begin SUPPLIED RECORDS

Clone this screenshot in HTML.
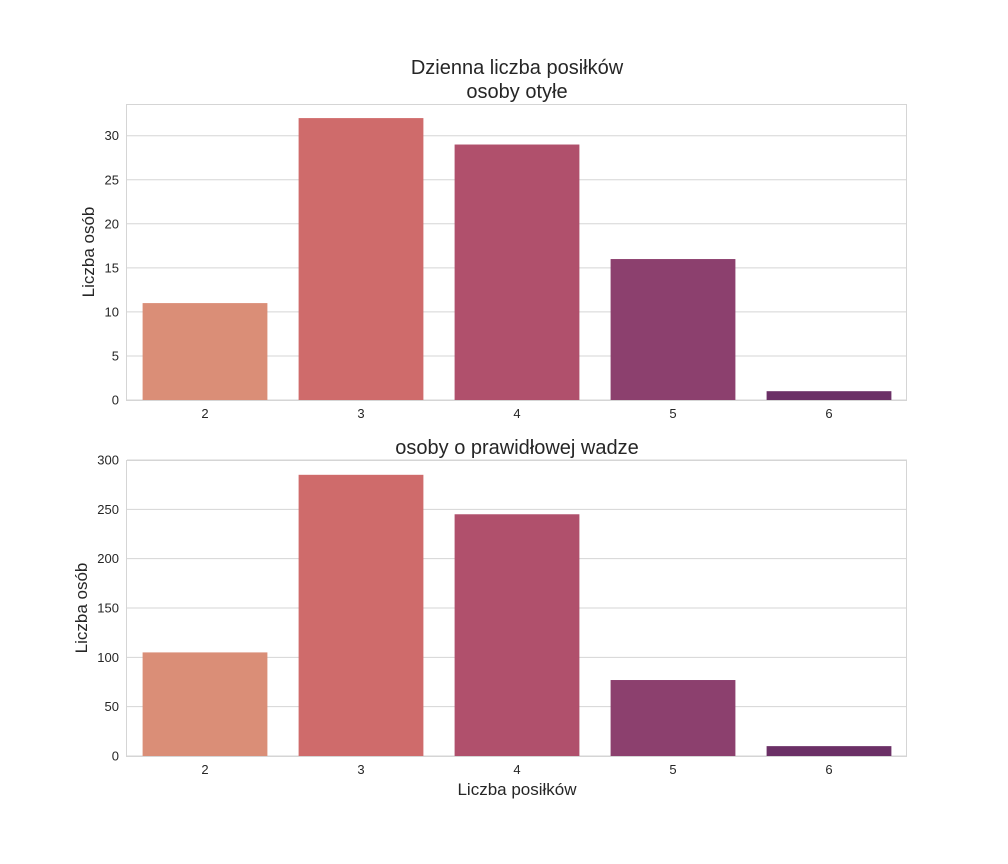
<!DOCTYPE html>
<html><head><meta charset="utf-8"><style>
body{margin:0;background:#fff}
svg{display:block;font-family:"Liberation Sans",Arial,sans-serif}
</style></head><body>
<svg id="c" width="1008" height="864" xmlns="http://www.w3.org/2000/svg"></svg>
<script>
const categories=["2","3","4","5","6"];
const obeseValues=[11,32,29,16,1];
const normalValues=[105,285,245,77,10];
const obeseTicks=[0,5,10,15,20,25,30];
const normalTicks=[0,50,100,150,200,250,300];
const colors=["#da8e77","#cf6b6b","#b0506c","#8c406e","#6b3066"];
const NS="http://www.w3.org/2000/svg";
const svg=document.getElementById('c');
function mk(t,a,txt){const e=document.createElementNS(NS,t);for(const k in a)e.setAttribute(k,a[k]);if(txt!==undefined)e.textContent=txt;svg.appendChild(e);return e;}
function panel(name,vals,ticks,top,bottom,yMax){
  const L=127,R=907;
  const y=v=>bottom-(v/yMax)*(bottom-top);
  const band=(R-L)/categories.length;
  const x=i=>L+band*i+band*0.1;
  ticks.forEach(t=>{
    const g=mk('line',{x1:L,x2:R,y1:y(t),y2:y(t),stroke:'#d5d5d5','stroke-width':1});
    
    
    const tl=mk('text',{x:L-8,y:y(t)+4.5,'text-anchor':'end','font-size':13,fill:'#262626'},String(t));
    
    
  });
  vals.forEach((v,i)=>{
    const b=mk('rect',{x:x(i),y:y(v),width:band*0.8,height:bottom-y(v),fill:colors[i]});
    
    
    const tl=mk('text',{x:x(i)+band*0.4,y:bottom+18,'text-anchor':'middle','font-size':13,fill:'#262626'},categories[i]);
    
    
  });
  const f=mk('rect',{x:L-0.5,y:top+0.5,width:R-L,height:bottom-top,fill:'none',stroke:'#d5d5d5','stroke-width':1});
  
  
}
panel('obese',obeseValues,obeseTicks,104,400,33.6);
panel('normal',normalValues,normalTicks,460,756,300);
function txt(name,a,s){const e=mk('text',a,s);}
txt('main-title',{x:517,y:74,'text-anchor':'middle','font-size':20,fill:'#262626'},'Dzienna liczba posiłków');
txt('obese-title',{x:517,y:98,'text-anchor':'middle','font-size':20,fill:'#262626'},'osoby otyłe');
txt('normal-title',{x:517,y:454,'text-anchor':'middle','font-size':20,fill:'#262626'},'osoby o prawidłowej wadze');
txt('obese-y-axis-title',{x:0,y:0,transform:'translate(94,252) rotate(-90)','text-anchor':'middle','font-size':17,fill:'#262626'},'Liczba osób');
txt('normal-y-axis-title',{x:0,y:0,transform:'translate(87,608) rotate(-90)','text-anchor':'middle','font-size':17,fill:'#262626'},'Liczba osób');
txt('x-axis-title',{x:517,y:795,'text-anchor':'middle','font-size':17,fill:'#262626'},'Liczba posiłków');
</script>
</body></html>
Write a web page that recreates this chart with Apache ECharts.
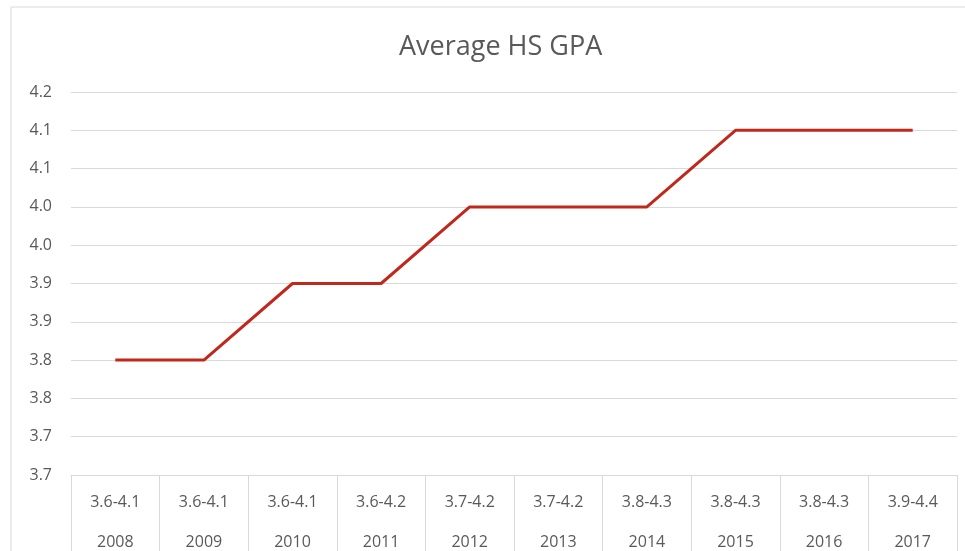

end SUPPLIED RECORDS

> [TASK DETAILS]: Return the listing above word for word, with the pictures removed.

> [COMPLETE RESPONSE]:
Clone this screenshot in HTML.
<!DOCTYPE html>
<html><head><meta charset="utf-8"><style>
body{margin:0;background:#fff}
svg{display:block;font-family:"Liberation Sans",Arial,sans-serif}
</style></head><body>
<svg id="c" width="1008" height="864" xmlns="http://www.w3.org/2000/svg"></svg>
<script>
const categories=["2","3","4","5","6"];
const obeseValues=[11,32,29,16,1];
const normalValues=[105,285,245,77,10];
const obeseTicks=[0,5,10,15,20,25,30];
const normalTicks=[0,50,100,150,200,250,300];
const colors=["#da8e77","#cf6b6b","#b0506c","#8c406e","#6b3066"];
const NS="http://www.w3.org/2000/svg";
const svg=document.getElementById('c');
function mk(t,a,txt){const e=document.createElementNS(NS,t);for(const k in a)e.setAttribute(k,a[k]);if(txt!==undefined)e.textContent=txt;svg.appendChild(e);return e;}
function panel(name,vals,ticks,top,bottom,yMax){
  const L=127,R=907;
  const y=v=>bottom-(v/yMax)*(bottom-top);
  const band=(R-L)/categories.length;
  const x=i=>L+band*i+band*0.1;
  ticks.forEach(t=>{
    const g=mk('line',{x1:L,x2:R,y1:y(t),y2:y(t),stroke:'#d5d5d5','stroke-width':1});
    
    
    const tl=mk('text',{x:L-8,y:y(t)+4.5,'text-anchor':'end','font-size':13,fill:'#262626'},String(t));
    
    
  });
  vals.forEach((v,i)=>{
    const b=mk('rect',{x:x(i),y:y(v),width:band*0.8,height:bottom-y(v),fill:colors[i]});
    
    
    const tl=mk('text',{x:x(i)+band*0.4,y:bottom+18,'text-anchor':'middle','font-size':13,fill:'#262626'},categories[i]);
    
    
  });
  const f=mk('rect',{x:L-0.5,y:top+0.5,width:R-L,height:bottom-top,fill:'none',stroke:'#d5d5d5','stroke-width':1});
  
  
}
panel('obese',obeseValues,obeseTicks,104,400,33.6);
panel('normal',normalValues,normalTicks,460,756,300);
function txt(name,a,s){const e=mk('text',a,s);}
txt('main-title',{x:517,y:74,'text-anchor':'middle','font-size':20,fill:'#262626'},'Dzienna liczba posiłków');
txt('obese-title',{x:517,y:98,'text-anchor':'middle','font-size':20,fill:'#262626'},'osoby otyłe');
txt('normal-title',{x:517,y:454,'text-anchor':'middle','font-size':20,fill:'#262626'},'osoby o prawidłowej wadze');
txt('obese-y-axis-title',{x:0,y:0,transform:'translate(94,252) rotate(-90)','text-anchor':'middle','font-size':17,fill:'#262626'},'Liczba osób');
txt('normal-y-axis-title',{x:0,y:0,transform:'translate(87,608) rotate(-90)','text-anchor':'middle','font-size':17,fill:'#262626'},'Liczba osób');
txt('x-axis-title',{x:517,y:795,'text-anchor':'middle','font-size':17,fill:'#262626'},'Liczba posiłków');
</script>
</body></html>
Write a web page that recreates this chart with Apache ECharts.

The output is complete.